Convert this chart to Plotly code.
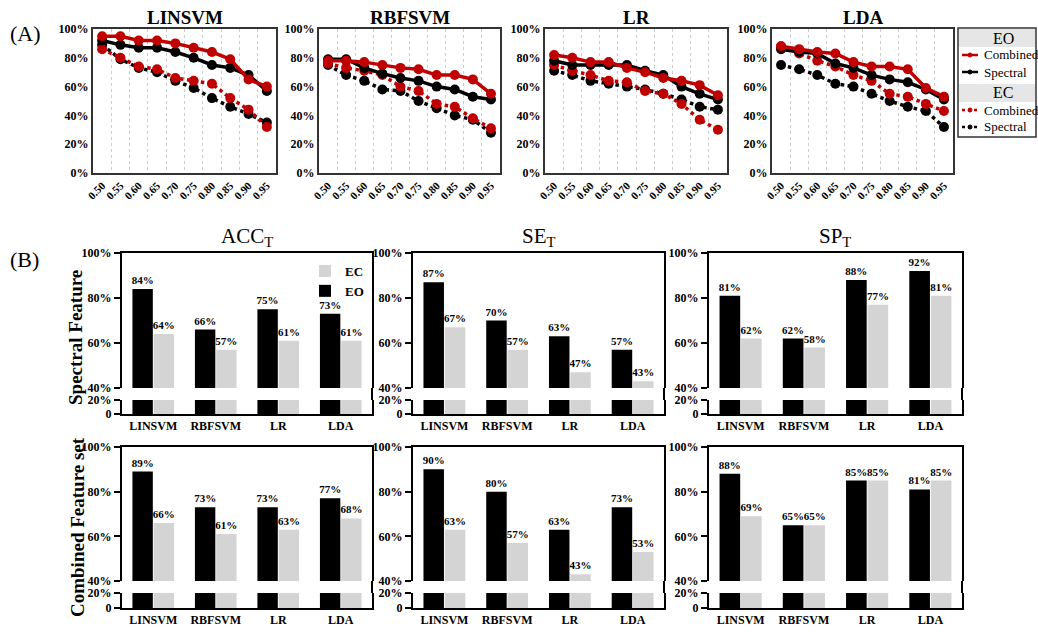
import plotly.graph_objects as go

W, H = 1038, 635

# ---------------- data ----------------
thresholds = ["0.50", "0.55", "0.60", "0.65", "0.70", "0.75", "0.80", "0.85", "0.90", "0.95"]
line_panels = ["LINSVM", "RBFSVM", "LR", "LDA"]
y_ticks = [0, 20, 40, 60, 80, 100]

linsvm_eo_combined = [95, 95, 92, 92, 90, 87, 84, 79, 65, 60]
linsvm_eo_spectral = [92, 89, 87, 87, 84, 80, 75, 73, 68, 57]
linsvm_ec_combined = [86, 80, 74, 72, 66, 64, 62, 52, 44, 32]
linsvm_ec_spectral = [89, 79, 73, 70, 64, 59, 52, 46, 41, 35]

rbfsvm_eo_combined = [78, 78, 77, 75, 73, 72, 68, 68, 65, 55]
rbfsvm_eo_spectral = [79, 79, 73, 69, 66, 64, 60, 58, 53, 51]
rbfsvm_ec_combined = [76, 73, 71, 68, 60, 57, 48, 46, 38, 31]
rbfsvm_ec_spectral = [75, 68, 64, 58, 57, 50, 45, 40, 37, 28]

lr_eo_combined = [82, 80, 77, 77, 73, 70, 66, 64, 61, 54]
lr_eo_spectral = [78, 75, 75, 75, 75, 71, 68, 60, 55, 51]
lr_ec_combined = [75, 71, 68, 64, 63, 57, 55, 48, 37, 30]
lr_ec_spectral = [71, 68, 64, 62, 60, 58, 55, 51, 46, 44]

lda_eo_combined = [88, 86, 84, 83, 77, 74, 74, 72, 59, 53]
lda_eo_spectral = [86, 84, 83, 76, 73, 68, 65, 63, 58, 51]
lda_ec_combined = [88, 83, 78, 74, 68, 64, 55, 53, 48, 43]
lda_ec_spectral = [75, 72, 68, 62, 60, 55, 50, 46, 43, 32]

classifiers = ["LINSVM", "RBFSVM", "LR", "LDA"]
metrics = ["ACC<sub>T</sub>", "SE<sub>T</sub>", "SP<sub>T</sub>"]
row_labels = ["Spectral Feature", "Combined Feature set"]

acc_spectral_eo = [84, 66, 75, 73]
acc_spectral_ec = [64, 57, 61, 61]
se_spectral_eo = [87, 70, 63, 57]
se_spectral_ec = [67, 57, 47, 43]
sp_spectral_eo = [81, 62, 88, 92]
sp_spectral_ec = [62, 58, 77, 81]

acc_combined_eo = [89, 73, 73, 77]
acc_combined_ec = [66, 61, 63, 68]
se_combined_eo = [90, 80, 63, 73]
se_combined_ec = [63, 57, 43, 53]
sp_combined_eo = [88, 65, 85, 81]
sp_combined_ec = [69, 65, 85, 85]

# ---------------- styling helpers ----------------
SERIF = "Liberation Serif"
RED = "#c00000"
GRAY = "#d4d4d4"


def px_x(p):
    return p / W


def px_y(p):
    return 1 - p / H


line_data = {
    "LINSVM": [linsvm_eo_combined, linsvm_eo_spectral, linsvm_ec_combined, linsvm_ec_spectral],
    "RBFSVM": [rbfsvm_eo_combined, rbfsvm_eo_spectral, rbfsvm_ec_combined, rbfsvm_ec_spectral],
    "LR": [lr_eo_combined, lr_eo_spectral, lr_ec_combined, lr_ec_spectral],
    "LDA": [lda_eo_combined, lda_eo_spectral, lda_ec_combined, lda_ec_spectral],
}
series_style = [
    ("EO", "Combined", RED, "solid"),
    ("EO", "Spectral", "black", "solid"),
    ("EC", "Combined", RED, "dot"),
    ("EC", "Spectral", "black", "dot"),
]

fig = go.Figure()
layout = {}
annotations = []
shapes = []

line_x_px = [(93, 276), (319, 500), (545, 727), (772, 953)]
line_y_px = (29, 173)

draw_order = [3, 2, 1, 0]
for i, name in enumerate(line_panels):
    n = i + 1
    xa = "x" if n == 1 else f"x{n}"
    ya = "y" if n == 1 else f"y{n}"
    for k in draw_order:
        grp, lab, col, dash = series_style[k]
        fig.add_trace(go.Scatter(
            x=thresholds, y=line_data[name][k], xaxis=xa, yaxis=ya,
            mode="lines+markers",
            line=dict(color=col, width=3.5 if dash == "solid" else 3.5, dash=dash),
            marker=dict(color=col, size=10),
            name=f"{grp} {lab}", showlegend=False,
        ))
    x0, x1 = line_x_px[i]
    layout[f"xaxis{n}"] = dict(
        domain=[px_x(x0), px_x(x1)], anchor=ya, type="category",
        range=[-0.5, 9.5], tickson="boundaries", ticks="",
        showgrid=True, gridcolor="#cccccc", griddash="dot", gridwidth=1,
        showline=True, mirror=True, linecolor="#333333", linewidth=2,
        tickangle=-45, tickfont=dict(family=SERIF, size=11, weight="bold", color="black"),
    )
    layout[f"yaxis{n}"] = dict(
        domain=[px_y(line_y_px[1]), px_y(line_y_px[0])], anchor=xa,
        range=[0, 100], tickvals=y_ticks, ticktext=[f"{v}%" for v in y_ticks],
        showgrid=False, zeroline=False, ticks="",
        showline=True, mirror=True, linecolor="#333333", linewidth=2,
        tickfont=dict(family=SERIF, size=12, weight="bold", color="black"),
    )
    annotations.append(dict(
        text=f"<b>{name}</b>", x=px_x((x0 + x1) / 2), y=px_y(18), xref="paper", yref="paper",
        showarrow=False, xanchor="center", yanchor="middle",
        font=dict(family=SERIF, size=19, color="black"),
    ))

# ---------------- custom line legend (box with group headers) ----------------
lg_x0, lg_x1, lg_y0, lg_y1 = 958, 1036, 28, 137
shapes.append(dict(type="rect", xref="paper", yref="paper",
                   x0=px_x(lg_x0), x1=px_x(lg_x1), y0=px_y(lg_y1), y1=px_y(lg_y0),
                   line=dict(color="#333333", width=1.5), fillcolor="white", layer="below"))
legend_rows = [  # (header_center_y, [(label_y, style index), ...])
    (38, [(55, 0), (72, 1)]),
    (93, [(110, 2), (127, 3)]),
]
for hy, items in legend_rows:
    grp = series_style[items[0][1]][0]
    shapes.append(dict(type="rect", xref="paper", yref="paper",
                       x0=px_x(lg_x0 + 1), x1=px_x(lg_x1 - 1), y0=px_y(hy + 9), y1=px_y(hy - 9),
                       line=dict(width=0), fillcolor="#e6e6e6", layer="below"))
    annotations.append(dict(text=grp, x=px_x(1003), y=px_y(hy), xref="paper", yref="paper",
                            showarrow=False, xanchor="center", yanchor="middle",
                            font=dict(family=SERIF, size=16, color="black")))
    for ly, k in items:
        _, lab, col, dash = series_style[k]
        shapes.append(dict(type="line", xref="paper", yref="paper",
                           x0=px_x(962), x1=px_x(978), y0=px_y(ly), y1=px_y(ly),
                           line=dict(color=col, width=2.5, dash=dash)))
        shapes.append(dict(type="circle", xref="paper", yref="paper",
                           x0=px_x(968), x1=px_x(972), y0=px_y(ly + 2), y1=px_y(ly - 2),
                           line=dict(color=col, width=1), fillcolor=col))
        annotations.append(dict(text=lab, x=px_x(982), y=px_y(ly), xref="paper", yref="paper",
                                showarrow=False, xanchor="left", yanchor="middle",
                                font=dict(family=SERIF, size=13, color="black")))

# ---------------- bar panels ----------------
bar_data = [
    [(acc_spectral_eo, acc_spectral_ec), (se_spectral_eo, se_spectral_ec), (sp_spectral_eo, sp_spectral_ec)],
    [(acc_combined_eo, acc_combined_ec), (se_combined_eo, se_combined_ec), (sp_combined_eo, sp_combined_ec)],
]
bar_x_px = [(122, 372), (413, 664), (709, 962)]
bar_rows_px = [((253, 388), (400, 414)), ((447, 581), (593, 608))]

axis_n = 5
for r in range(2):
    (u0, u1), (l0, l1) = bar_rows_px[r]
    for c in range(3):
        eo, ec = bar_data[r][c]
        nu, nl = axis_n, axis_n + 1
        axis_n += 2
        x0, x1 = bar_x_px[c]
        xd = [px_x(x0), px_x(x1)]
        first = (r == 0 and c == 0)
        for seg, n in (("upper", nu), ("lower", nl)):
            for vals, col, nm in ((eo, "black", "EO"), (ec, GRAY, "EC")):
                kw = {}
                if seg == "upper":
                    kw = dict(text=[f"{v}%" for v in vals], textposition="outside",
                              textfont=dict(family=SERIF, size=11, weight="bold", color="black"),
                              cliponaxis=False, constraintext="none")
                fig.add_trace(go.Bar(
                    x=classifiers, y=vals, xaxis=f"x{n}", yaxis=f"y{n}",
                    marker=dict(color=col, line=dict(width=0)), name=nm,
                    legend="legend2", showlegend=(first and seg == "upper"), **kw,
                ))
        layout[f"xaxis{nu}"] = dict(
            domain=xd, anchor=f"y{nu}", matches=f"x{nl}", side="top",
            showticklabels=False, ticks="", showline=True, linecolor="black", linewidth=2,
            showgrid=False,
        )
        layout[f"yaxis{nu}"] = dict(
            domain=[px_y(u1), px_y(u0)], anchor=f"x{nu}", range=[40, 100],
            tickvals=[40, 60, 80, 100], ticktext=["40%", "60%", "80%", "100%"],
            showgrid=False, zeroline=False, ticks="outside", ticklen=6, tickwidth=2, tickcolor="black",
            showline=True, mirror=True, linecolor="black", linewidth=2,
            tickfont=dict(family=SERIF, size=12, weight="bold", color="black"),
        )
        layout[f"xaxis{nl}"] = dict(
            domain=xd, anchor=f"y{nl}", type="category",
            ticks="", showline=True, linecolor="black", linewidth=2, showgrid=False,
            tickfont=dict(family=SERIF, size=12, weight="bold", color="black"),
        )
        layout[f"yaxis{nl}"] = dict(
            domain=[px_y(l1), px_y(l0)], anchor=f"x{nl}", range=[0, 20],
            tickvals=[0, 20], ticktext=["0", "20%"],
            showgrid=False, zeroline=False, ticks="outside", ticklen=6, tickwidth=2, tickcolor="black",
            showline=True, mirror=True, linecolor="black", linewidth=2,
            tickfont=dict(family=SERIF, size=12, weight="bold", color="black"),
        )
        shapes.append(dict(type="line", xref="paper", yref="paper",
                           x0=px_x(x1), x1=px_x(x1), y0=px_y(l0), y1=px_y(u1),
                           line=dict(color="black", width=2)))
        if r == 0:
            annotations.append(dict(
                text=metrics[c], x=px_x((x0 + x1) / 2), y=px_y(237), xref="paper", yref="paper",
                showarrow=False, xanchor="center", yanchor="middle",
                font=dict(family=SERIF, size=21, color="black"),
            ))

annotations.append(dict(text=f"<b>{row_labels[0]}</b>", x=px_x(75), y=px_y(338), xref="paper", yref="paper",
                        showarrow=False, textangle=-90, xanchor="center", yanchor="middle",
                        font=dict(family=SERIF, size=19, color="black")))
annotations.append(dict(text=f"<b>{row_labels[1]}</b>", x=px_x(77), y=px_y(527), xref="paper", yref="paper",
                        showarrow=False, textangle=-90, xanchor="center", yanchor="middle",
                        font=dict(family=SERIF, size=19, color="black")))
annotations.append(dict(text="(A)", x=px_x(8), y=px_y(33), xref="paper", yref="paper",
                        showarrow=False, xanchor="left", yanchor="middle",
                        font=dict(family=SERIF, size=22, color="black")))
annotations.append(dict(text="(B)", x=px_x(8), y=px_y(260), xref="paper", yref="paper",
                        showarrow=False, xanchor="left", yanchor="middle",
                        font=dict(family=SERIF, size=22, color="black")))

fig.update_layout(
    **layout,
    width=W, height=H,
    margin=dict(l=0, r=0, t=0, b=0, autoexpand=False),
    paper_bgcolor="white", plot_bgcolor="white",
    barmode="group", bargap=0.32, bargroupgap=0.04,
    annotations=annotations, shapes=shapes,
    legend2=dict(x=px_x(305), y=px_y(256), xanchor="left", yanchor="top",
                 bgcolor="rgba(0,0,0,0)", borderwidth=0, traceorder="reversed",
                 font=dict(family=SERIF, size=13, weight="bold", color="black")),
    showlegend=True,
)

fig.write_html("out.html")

* * *

• _The problem_
Repeat only the lines between the start of the data and the line with "y_ticks = [0, 20, 40, 60, 80, 100]", including those two lines, and skip the pictures.

• _Task solution_
Convert this chart to Plotly code.
import plotly.graph_objects as go

W, H = 1038, 635

# ---------------- data ----------------
thresholds = ["0.50", "0.55", "0.60", "0.65", "0.70", "0.75", "0.80", "0.85", "0.90", "0.95"]
line_panels = ["LINSVM", "RBFSVM", "LR", "LDA"]
y_ticks = [0, 20, 40, 60, 80, 100]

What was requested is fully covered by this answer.